Erdogan welcomed the new Swedish government but reiterated that Sweden continues to deal with Kurdish organisations that Turkey considers terrorists.
“We want to see Sweden support Turkey’s security interests”, he said, adding that he wanted to “see more positive signals at the next meeting”, which will take place in Stockholm in a month.
Kristersson explained that Turkey and Sweden had had long-standing relations.
“We can work closer together. We can do more to make our countries and regions safer together,” Kristersson said during a joint press conference, adding that “Sweden understands that Turkey has fought a bloody battle against PKK terrorists”.
Over the weekend, the Swedish government announced that it was distancing itself from the Kurdish organisations YPG and PYD. The YPG and PYD have previously been supported by Sweden and have long been NATO, and US allies in the fight against the terrorist organisation IS in Syria.
On Saturday (5 November), in an interview with Swedish Radio, Foreign Minister Tobias Billström said the organisations had too close ties to the terrorist-classified PKK. He was later backed by Kristersson.
“There is too close a link between these organisations and the PKK, a terrorist organisation listed by the EU, for it to be good for relations between us and Turkey. We should not have political cooperation with organisations that are so close to the PKK”, Kristersson told TV4 on Saturday (5 November).

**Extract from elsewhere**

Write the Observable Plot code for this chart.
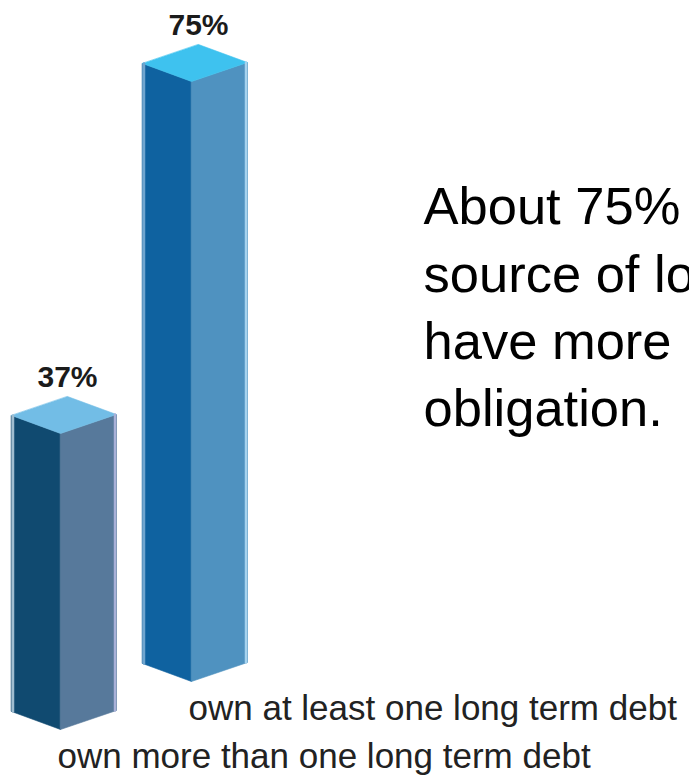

Social Democratic leader Magdalena Andersson was prime minister when Sweden signed the agreement with Turkey. According to her, the Swedish government is inappropriately going beyond what the agreement requires, DN reported.
“What Billström said in Saturday’s interview is nothing that follows from that agreement. Nowhere in it does it say that it should distance itself from those organisations. It is something else that this government is doing, ” Andersson said.
When asked about possible extraditions, Erdogan said, “the aim has been to review Sweden’s attitude to terrorism. Four people have been extradited so far, but at the moment one person remains in Sweden.”
This type of demand from Turkey is nothing new but is usually used against poorer or less powerful countries. Ankara has pumped billions into the Western Balkan countries while publicly and openly demanding the extradition of those it considers terrorists, usually political opponents.
The result is a number of illegal deportations, described as “extraterritorial abductions” by the UN, with the most recent being from Albania in September.